Quando
as pessoas falam “puxa, isso mudou a minha vida” referindo-se a algum
acontecimento, pessoa ou até mesmo algo material que por algum motivo
interferiu no seu pensamento, modo de agir etc, eu acredito. Sendo mais
sincera, acredito que muitos exageram no melodrama na hora de se apresentar
para alguém ou contar um fato de sua vida, mas acredito mais ainda, na cara
dura, que somos inevitavelmente maleáveis e suscetíveis a mudanças causadas por
situações da vida, mesmo que banais. Pois bem. Puxa, um texto mudou a minha
vida!
Diria mais que mudou a minha visão sobre a vida, mas, como tudo
acaba no mesmo lugar, sim, tive a vida mudada por um punhado de palavras e uma
ideia. A crônica “Pessoa habitada”, da gaúcha Martha Medeiros, apresentou a mim
um novo conceito sobre as pessoas. Na verdade, deu uma definição para aquelas
pessoinhas encantadoras que, apesar de serem poucas (na minha humilde opinião)

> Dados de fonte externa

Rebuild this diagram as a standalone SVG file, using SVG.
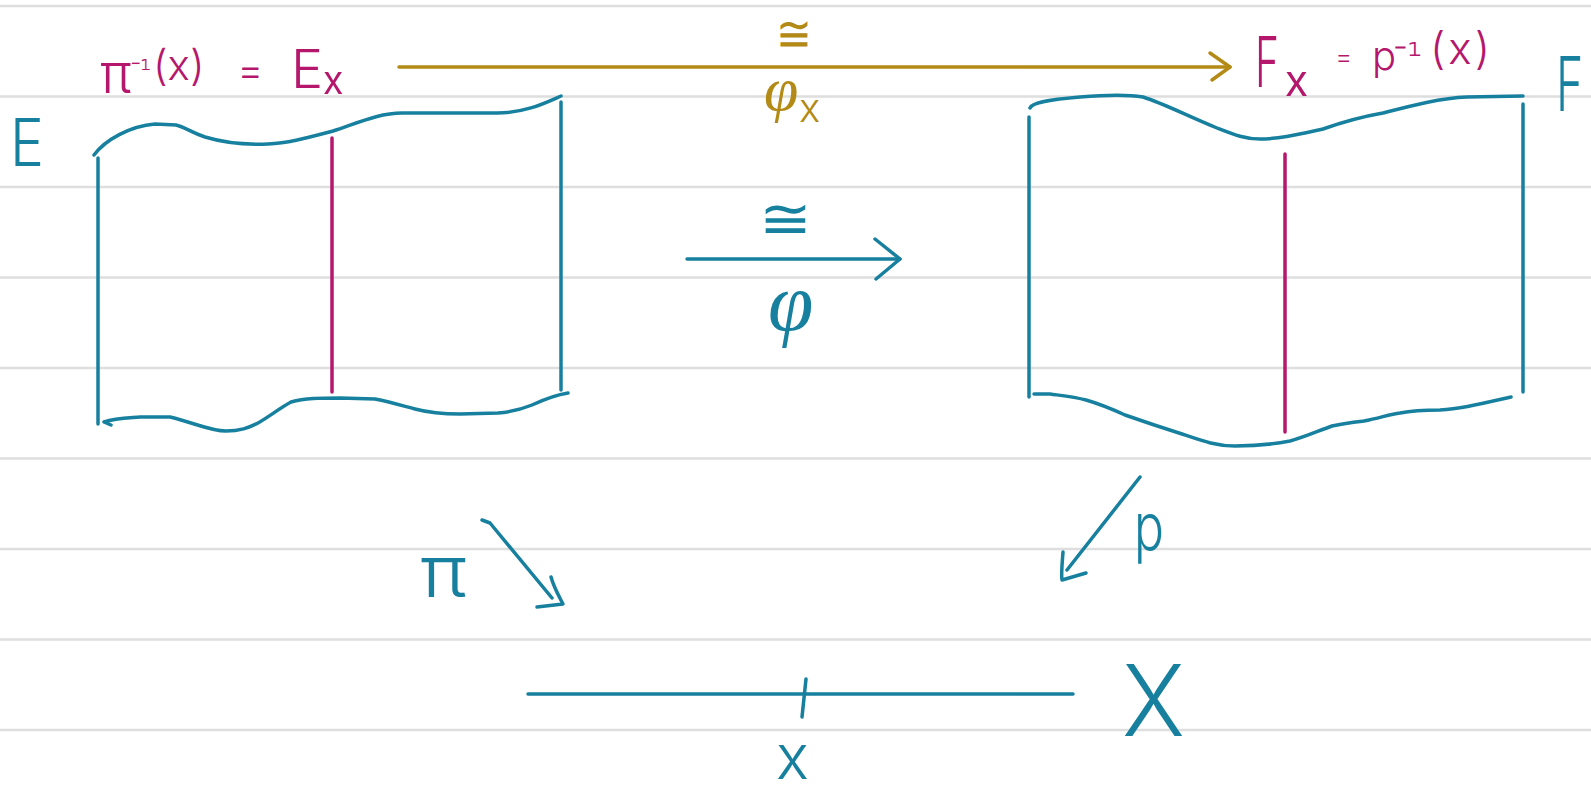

quando passam por nós fazem um arrastão emocional. Baseada na expressão
francesa “habité” e na mais abrasileirada impossível “esse aí tem gente em
casa”, Martha apresentou-me os “habitados”. Pessoas que têm dentro de si algo
especial, que é até difícil de explicar. Que têm angústias e dúvidas mas são
preenchidas também por curiosidade, vontade de agir, força e uma cabecinha
aberta que é de dar inveja.
Quando terminei de ler o texto, senti aquele “click”. É isso! É
exatamente a definição para as pessoas que tanto admiro, que me passam uma
serenidade, uma confiança e uma vontade danada de ficar conversando com ela horas
a fio. São aquelas pessoas que, ao meu ver, são bastante incompreendidas,
intituladas "avoadas" e julgadas por questionarem coisas que, para a multidão,
são perda de tempo. Mas que justamente por isso são especiais.
Passado algum tempo da minha iluminada descoberta, um professor
de literatura me apresentou os nefelibatas. O adjetivo foi usado por Lima
Barreto no livro “Os Bruzundangas” e significa, buscando a tradução do grego "nephele" (nuvem) e "batha", (em que se pode andar), aquele que
anda nas nuvens. Aquele que às vezes foge da realidade, mas que observa
atentamente a tudo o que está acontecendo. Pronto. Aí está o habitado em forma
de adjetivo grego. Fiquei fascinada novamente.
Aqueles que geram tanto julgamento mas também
tanta admiração para os olhos mais apurados e corações mais abertos não são
incógnitos na sociedade. Sei que ninguém tem o direito de classificar as
pessoas por julgamento próprio, mas às vezes é inevitável. Há pessoas que por
algum motivo não nos agradam, assim como há outras que sempre queremos ter por
perto. Não somos melhores ou piores por isso.
Tenho certeza de que há muita gente que me quer
longe, sem ter nada concreto contra mim, assim como tenho certeza de que há
pessoas que eu amo que me admiram como eu sou. É coisa de bater o santo. É
coisa de classificar sentimentos e atitudes que nos agradam e nos aproximar dos
afortunados portadores dessas características.
Tenho um olhar diferente para os habitados. Tenho
convívio com poucos, três ou quatro, mas quando percebo que alguém “tem gente
em casa” quero ficar próximo, porque sei que essa pessoa vai me transmitir
algum sentimento bom e algum aprendizado.